TASK TO COMPLETE
Transcribe every entry word for word. Skip the pictures.

#### DATA PROVIDED

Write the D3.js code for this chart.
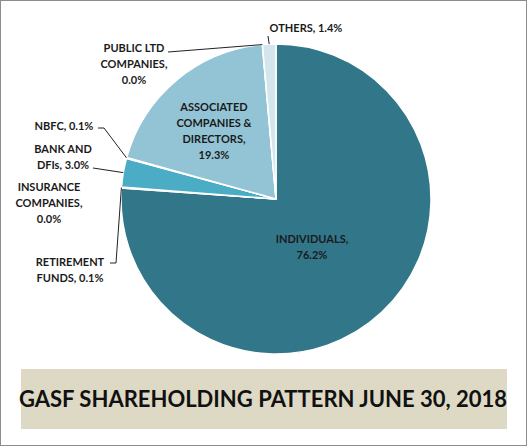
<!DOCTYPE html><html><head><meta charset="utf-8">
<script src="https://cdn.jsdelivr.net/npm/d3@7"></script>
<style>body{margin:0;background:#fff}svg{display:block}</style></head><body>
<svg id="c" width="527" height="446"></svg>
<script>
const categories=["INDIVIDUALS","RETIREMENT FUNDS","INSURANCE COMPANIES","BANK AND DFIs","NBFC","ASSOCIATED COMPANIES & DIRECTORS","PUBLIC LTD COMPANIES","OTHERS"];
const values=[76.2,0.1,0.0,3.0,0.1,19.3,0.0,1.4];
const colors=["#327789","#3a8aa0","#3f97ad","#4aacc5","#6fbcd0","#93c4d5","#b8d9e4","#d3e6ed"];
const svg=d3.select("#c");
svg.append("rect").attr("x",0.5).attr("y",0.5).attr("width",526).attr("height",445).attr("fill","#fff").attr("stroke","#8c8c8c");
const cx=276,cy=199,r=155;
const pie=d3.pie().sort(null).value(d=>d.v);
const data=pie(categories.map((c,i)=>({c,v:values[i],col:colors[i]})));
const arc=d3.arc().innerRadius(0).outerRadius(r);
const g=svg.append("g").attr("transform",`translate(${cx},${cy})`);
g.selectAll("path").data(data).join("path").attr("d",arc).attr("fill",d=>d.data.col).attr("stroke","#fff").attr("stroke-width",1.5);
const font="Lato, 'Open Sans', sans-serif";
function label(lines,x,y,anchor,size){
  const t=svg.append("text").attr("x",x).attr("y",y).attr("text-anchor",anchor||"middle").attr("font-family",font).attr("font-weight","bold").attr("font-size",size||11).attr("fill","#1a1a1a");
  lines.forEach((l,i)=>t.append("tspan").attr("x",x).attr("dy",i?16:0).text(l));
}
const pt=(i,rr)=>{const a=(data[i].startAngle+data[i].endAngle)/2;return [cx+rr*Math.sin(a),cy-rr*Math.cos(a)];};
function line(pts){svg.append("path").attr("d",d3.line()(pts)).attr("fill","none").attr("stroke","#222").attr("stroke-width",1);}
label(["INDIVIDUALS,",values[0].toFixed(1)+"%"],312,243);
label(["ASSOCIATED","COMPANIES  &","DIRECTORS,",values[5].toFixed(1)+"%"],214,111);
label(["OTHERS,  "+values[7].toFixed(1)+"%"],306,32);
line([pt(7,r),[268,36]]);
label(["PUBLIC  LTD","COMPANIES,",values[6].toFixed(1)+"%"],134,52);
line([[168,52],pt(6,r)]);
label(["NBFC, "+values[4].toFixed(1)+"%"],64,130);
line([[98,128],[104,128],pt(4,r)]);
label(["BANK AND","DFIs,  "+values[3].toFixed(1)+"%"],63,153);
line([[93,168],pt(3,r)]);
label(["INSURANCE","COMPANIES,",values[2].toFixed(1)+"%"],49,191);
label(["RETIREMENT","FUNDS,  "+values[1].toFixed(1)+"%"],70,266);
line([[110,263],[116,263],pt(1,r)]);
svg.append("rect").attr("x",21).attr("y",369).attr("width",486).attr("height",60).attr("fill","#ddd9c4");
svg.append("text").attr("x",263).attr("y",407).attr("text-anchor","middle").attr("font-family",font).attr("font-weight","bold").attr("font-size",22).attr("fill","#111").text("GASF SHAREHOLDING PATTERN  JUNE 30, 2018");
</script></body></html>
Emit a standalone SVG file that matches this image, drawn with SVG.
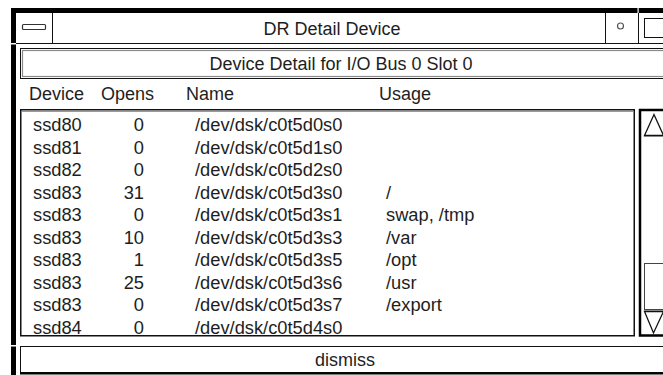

########

CORRECT RESULT
Write the D3.js code for this chart.
<!DOCTYPE html><html><head><meta charset="utf-8">
<script src="https://cdn.jsdelivr.net/npm/d3@7"></script>
<style>body{margin:0;background:#fff}svg{display:block}</style></head><body>
<svg id="c" width="527" height="446"></svg>
<script>
const categories=["INDIVIDUALS","RETIREMENT FUNDS","INSURANCE COMPANIES","BANK AND DFIs","NBFC","ASSOCIATED COMPANIES & DIRECTORS","PUBLIC LTD COMPANIES","OTHERS"];
const values=[76.2,0.1,0.0,3.0,0.1,19.3,0.0,1.4];
const colors=["#327789","#3a8aa0","#3f97ad","#4aacc5","#6fbcd0","#93c4d5","#b8d9e4","#d3e6ed"];
const svg=d3.select("#c");
svg.append("rect").attr("x",0.5).attr("y",0.5).attr("width",526).attr("height",445).attr("fill","#fff").attr("stroke","#8c8c8c");
const cx=276,cy=199,r=155;
const pie=d3.pie().sort(null).value(d=>d.v);
const data=pie(categories.map((c,i)=>({c,v:values[i],col:colors[i]})));
const arc=d3.arc().innerRadius(0).outerRadius(r);
const g=svg.append("g").attr("transform",`translate(${cx},${cy})`);
g.selectAll("path").data(data).join("path").attr("d",arc).attr("fill",d=>d.data.col).attr("stroke","#fff").attr("stroke-width",1.5);
const font="Lato, 'Open Sans', sans-serif";
function label(lines,x,y,anchor,size){
  const t=svg.append("text").attr("x",x).attr("y",y).attr("text-anchor",anchor||"middle").attr("font-family",font).attr("font-weight","bold").attr("font-size",size||11).attr("fill","#1a1a1a");
  lines.forEach((l,i)=>t.append("tspan").attr("x",x).attr("dy",i?16:0).text(l));
}
const pt=(i,rr)=>{const a=(data[i].startAngle+data[i].endAngle)/2;return [cx+rr*Math.sin(a),cy-rr*Math.cos(a)];};
function line(pts){svg.append("path").attr("d",d3.line()(pts)).attr("fill","none").attr("stroke","#222").attr("stroke-width",1);}
label(["INDIVIDUALS,",values[0].toFixed(1)+"%"],312,243);
label(["ASSOCIATED","COMPANIES  &","DIRECTORS,",values[5].toFixed(1)+"%"],214,111);
label(["OTHERS,  "+values[7].toFixed(1)+"%"],306,32);
line([pt(7,r),[268,36]]);
label(["PUBLIC  LTD","COMPANIES,",values[6].toFixed(1)+"%"],134,52);
line([[168,52],pt(6,r)]);
label(["NBFC, "+values[4].toFixed(1)+"%"],64,130);
line([[98,128],[104,128],pt(4,r)]);
label(["BANK AND","DFIs,  "+values[3].toFixed(1)+"%"],63,153);
line([[93,168],pt(3,r)]);
label(["INSURANCE","COMPANIES,",values[2].toFixed(1)+"%"],49,191);
label(["RETIREMENT","FUNDS,  "+values[1].toFixed(1)+"%"],70,266);
line([[110,263],[116,263],pt(1,r)]);
svg.append("rect").attr("x",21).attr("y",369).attr("width",486).attr("height",60).attr("fill","#ddd9c4");
svg.append("text").attr("x",263).attr("y",407).attr("text-anchor","middle").attr("font-family",font).attr("font-weight","bold").attr("font-size",22).attr("fill","#111").text("GASF SHAREHOLDING PATTERN  JUNE 30, 2018");
</script></body></html>
Emit a standalone SVG file that matches this image, drawn with SVG.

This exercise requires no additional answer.